Quattro anni dopo questo fatto, vidi di nuovo un giovane splendidissimo (l’Angelo) con l’anima suddetta, già quasi vestita, ma non del tutto.

Al Giudice, che sedeva in trono, mentre lo assistevano una infinita moltitudine e l’adoravano per la sua pazienza e carità, egli disse: O Giudice, questa è quell’anima per la quale io pregavo e tu rispondesti che volevi deliberare. Noi tutti qui presenti dunque di nuovo ti chiediamo per essa la tua misericordia. E anche se noi sappiamo tutto nella tua carità, tuttavia per la sposa tua, che ci ascolta e vede spiritualmente, parliamo a modo umano, anche se non ci sono persone umane fra noi.

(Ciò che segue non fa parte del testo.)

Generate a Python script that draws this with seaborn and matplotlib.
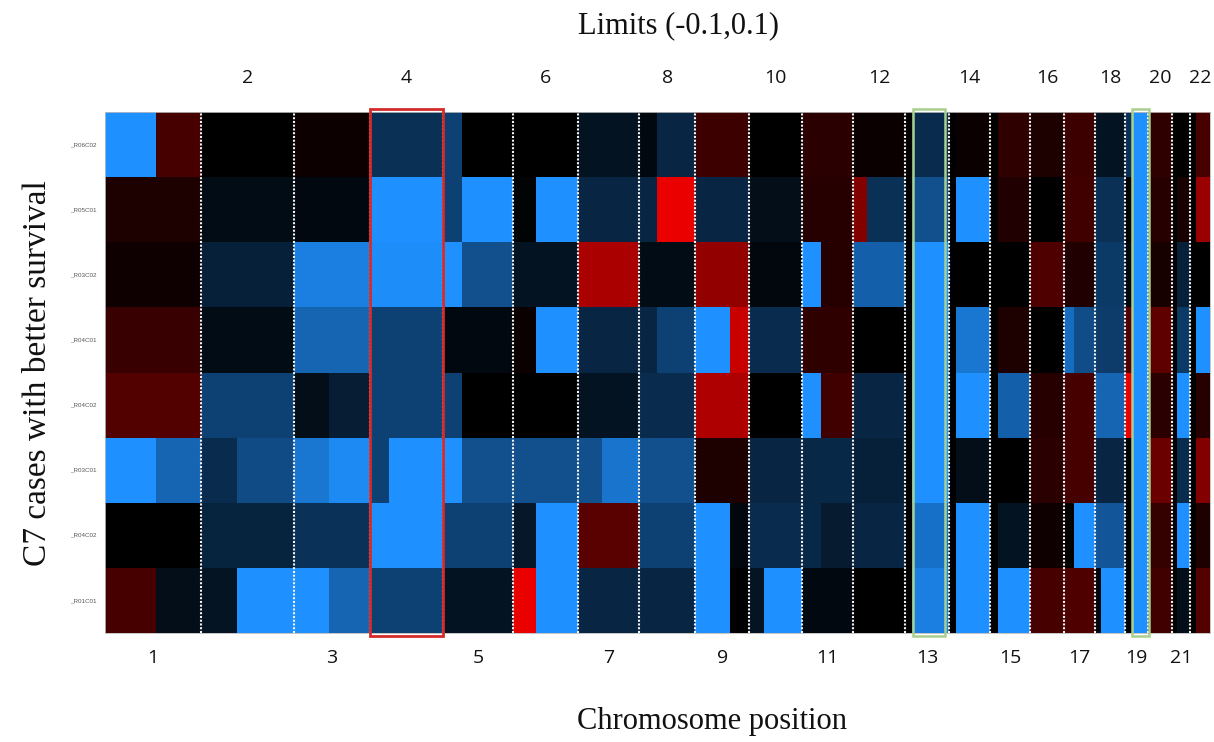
import numpy as np
import matplotlib
matplotlib.use("Agg")
import matplotlib.pyplot as plt
import matplotlib.transforms as mtransforms
from matplotlib.colors import LinearSegmentedColormap
from matplotlib.patches import Rectangle
import seaborn as sns

# Autosome lengths (Mb, hg19, rounded)
CHROMS = list(range(1, 23))
CHROM_MB = [249, 243, 198, 191, 181, 171, 159, 146, 141, 136, 135, 134,
            115, 107, 103, 90, 81, 78, 59, 63, 48, 51]

SAMPLES = ["_R06C02", "_R05C01", "_R03C02", "_R04C01",
           "_R04C02", "_R03C01", "_R04C02", "_R01C01"]

# Segmented copy-number values: (chromosome, start Mb, end Mb or None = chromosome end, value)
SEGS_1 = [(1, 0, 133, -0.1), (1, 133, None, 0.03), (3, 0, None, 0.005), (4, 0, None, -0.033),
          (5, 0, 49, -0.045), (7, 0, None, -0.013), (8, 0, 45, -0.006), (8, 45, None, -0.026),
          (9, 0, None, 0.025), (11, 0, None, 0.018), (12, 0, None, 0.004), (13, 19, None, -0.03),
          (14, 18, None, 0.004), (15, 20, None, 0.02), (16, 0, None, 0.012), (17, 0, None, 0.025),
          (18, 0, None, -0.013), (19, 0, 18, -0.033), (19, 18, None, -0.1), (20, 0, None, 0.02),
          (22, 15, None, 0.03)]
SEGS_2 = [(1, 0, None, 0.012), (2, 0, None, -0.008), (3, 0, None, -0.006), (4, 0, None, -0.1),
          (5, 0, 49, -0.045), (5, 49, None, -0.1), (6, 0, 61, -0.002), (6, 61, None, -0.1),
          (7, 0, None, -0.026), (8, 0, 45, -0.026), (8, 45, None, 0.1), (9, 0, None, -0.026),
          (10, 0, None, -0.01), (11, 0, None, 0.016), (12, 0, 36, 0.055), (12, 36, None, -0.033),
          (13, 19, None, -0.055), (14, 18, None, -0.1), (15, 20, None, 0.014), (17, 0, None, 0.028),
          (18, 0, None, -0.033), (19, 18, None, -0.1), (20, 0, None, 0.016), (21, 14, None, 0.01),
          (22, 15, None, 0.065)]
SEGS_3 = [(1, 0, None, 0.006), (2, 0, None, -0.022), (3, 0, None, -0.088), (4, 0, None, -0.097),
          (5, 0, 49, -0.1), (5, 49, None, -0.055), (6, 0, None, -0.013), (7, 0, None, 0.072),
          (8, 0, None, -0.008), (9, 0, None, 0.062), (10, 0, None, -0.005), (11, 0, 50, -0.1),
          (11, 50, None, 0.016), (12, 0, None, -0.066), (13, 19, None, -0.1), (16, 0, None, 0.033),
          (17, 0, None, 0.014), (18, 0, None, -0.04), (19, 0, 18, -0.005), (19, 18, None, -0.1),
          (20, 0, None, 0.01), (21, 14, None, -0.022)]
SEGS_4 = [(1, 0, None, 0.024), (2, 0, None, -0.008), (3, 0, None, -0.07), (4, 0, None, -0.045),
          (5, 0, None, -0.006), (6, 0, 61, 0.004), (6, 61, None, -0.1), (7, 0, None, -0.026),
          (8, 0, 45, -0.026), (8, 45, None, -0.045), (9, 0, 90, -0.1), (9, 90, None, 0.085),
          (10, 0, None, -0.03), (11, 0, None, 0.02), (13, 19, None, -0.1), (14, 18, None, -0.082),
          (15, 20, None, 0.012), (17, 0, 25, -0.075), (17, 25, None, -0.053), (18, 0, None, -0.042),
          (19, 0, 18, 0.035), (19, 18, None, -0.1), (20, 0, None, 0.04), (21, 14, None, -0.04),
          (22, 15, None, -0.1)]
SEGS_5 = [(1, 0, None, 0.035), (2, 0, None, -0.045), (3, 0, 92, -0.01), (3, 92, None, -0.02),
          (4, 0, None, -0.045), (5, 0, 49, -0.045), (7, 0, None, -0.013), (8, 0, None, -0.03),
          (9, 0, None, 0.074), (11, 0, 50, -0.1), (11, 50, None, 0.028), (12, 0, None, -0.026),
          (13, 19, None, -0.1), (14, 18, None, -0.1), (15, 20, None, -0.066), (16, 0, None, 0.016),
          (17, 0, None, 0.03), (18, 0, None, -0.07), (19, 0, 18, 0.1), (19, 18, None, -0.1),
          (20, 0, None, 0.018), (21, 14, None, -0.1), (22, 15, None, 0.016)]
SEGS_6 = [(1, 0, 133, -0.1), (1, 133, None, -0.07), (2, 0, 94, -0.03), (2, 94, None, -0.052),
          (3, 0, 92, -0.082), (3, 92, None, -0.095), (4, 0, 50, -0.045), (4, 50, None, -0.1),
          (5, 0, 49, -0.1), (5, 49, None, -0.055), (6, 0, None, -0.055), (7, 0, 61, -0.055),
          (7, 61, None, -0.08), (8, 0, None, -0.055), (9, 0, None, 0.012), (10, 0, None, -0.026),
          (11, 0, None, -0.028), (12, 0, None, -0.022), (13, 19, None, -0.1), (14, 18, None, -0.01),
          (16, 0, None, 0.018), (17, 0, None, 0.03), (18, 0, None, -0.026), (19, 18, None, -0.1),
          (20, 0, None, 0.045), (21, 14, None, -0.03), (22, 15, None, 0.055)]
SEGS_7 = [(2, 0, None, -0.025), (3, 0, None, -0.035), (4, 0, None, -0.1), (5, 0, None, -0.045),
          (6, 0, 61, -0.016), (6, 61, None, -0.1), (7, 0, None, 0.038), (8, 0, None, -0.045),
          (9, 0, 90, -0.1), (9, 90, None, -0.005), (10, 0, None, -0.03), (11, 0, 50, -0.028),
          (11, 50, None, -0.018), (12, 0, None, -0.026), (13, 19, None, -0.078), (14, 18, None, -0.1),
          (15, 20, None, -0.013), (16, 0, None, 0.006), (17, 25, None, -0.1), (18, 0, None, -0.06),
          (19, 18, None, -0.1), (20, 0, None, 0.022), (21, 14, None, -0.1), (22, 15, None, 0.012)]
SEGS_8 = [(1, 0, 133, 0.03), (1, 133, None, -0.01), (2, 0, 94, -0.014), (2, 94, None, -0.1),
          (3, 0, 92, -0.1), (3, 92, None, -0.07), (4, 0, None, -0.045), (5, 0, None, -0.013),
          (6, 0, 61, 0.1), (6, 61, None, -0.1), (7, 0, None, -0.026), (8, 0, None, -0.026),
          (9, 0, 90, -0.1), (10, 0, 39, -0.014), (10, 39, None, -0.1), (11, 0, None, -0.006),
          (13, 19, None, -0.088), (14, 18, None, -0.1), (15, 20, None, -0.1), (16, 0, None, 0.03),
          (17, 0, None, 0.033), (18, 0, 16, -0.005), (18, 16, None, -0.1), (19, 18, None, -0.1),
          (20, 0, None, 0.028), (21, 14, None, -0.01), (22, 15, None, 0.035)]

LIMITS = (-0.1, 0.1)
# Highlighted regions: (chromosome, start Mb, width Mb)
RED_BOXES = [(4, 0, 191)]
GREEN_BOXES = [(13, 20, 84), (19, 18, 44)]

# ---- build a 1 Mb resolution matrix ----
offsets = np.concatenate([[0], np.cumsum(CHROM_MB)])
total = int(offsets[-1])
rows = [SEGS_1, SEGS_2, SEGS_3, SEGS_4, SEGS_5, SEGS_6, SEGS_7, SEGS_8]
mat = np.zeros((len(rows), total))
for r, segs in enumerate(rows):
    for chrom, start, end, val in segs:
        i = chrom - 1
        if end is None:
            end = CHROM_MB[i]
        mat[r, int(offsets[i] + start):int(offsets[i] + end)] = val

cmap = LinearSegmentedColormap.from_list(
    "blue_black_red", [(0.0, "#1e90ff"), (0.5, "#000000"), (1.0, "#eb0000")])

sns.set_style("white")
serif = ["Liberation Serif", "DejaVu Serif"]
sans = ["Open Sans", "DejaVu Sans"]

fig = plt.figure(figsize=(12.14, 7.42), dpi=100)
ax = fig.add_axes([105 / 1214, 1 - 633 / 742, 1105 / 1214, 521 / 742])
sns.heatmap(mat, ax=ax, cmap=cmap, vmin=LIMITS[0], vmax=LIMITS[1], cbar=False,
            xticklabels=False, yticklabels=SAMPLES, rasterized=True)
ax.tick_params(axis="y", length=0, pad=6, labelsize=4.5, labelcolor="#555555")
for lab in ax.get_yticklabels():
    lab.set_rotation(0)
    lab.set_family(["Liberation Sans", "DejaVu Sans"])
ax.set_xlabel("")
ax.set_ylabel("")

# chromosome boundaries
for b in offsets[1:-1]:
    ax.axvline(b, color="#f2f2f2", lw=1.5, linestyle=(0, (1.0, 0.8)), zorder=3)

for spine in ax.spines.values():
    spine.set_visible(True)
    spine.set_color("#bbbbbb")
    spine.set_linewidth(0.6)

# highlight boxes
for chrom, start, width in RED_BOXES:
    x0 = offsets[chrom - 1] + start
    ax.add_patch(Rectangle((x0, -0.04), width, len(rows) + 0.08, fill=False,
                           edgecolor="#d42a2a", lw=2.0, clip_on=False, zorder=5))
for chrom, start, width in GREEN_BOXES:
    x0 = offsets[chrom - 1] + start
    ax.add_patch(Rectangle((x0, -0.04), width, len(rows) + 0.08, fill=False,
                           edgecolor="#a9cf8f", lw=1.8, clip_on=False, zorder=5))

# chromosome numbers: even above, odd below
trans = mtransforms.blended_transform_factory(ax.transData, ax.transAxes)
for i, c in enumerate(CHROMS):
    xc = (offsets[i] + offsets[i + 1]) / 2
    y = 1.065 if c % 2 == 0 else -0.048
    ax.text(xc, y, str(c), transform=trans, ha="center", va="center",
            fontsize=14, family=sans, color="#111111")

fig.text(678 / 1214, 1 - 26 / 742, "Limits (-0.1,0.1)", ha="center", va="center",
         fontsize=22, family=serif, color="#111111")
fig.text(712 / 1214, 1 - 721 / 742, "Chromosome position", ha="center", va="center",
         fontsize=22, family=serif, color="#111111")
fig.text(38 / 1214, 1 - 373 / 742, "C7 cases with better survival", ha="center",
         va="center", rotation=90, fontsize=24, family=serif, color="#111111")

fig.savefig("out.png", dpi=100, facecolor="white")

Rispose il Giudice: Se ci fosse un carro pieno di spighe e vi fossero molti uomini a prenderne una dopo l’altra, se ne diminuirebbero il numero e il peso; così è adesso. Infatti molte lagrime e molte opere di carità arrivarono a me per quest’anima ed è giusto perciò che venga in tua custodia e tu la trasferisca nel riposo, che né occhio può vedere né orecchio udire, né la stessa anima può nel corpo pensare; dove non c’è cielo sopra né terra di sotto; dov’è immisurabile l’altezza e immensa la lunghezza; dove la larghezza è mirabile e incomprensibile la profondità; dove Dio è sopra e fuori e oltre tutte le cose e regge e contiene tutto, né da alcuno è contenuto.
Dopo ciò fu vista quell’anima salire al cielo, splendente come una stella fulgidissima nella sua luce.

E allora disse il Giudice: Verrà presto il tempo, quando pronunzierò i miei giudizi e farò giustizia contro la progenie del defunto, del quale è quest’anima, perché si sono alzati in superbia. Ma avranno la ricompensa della superbia.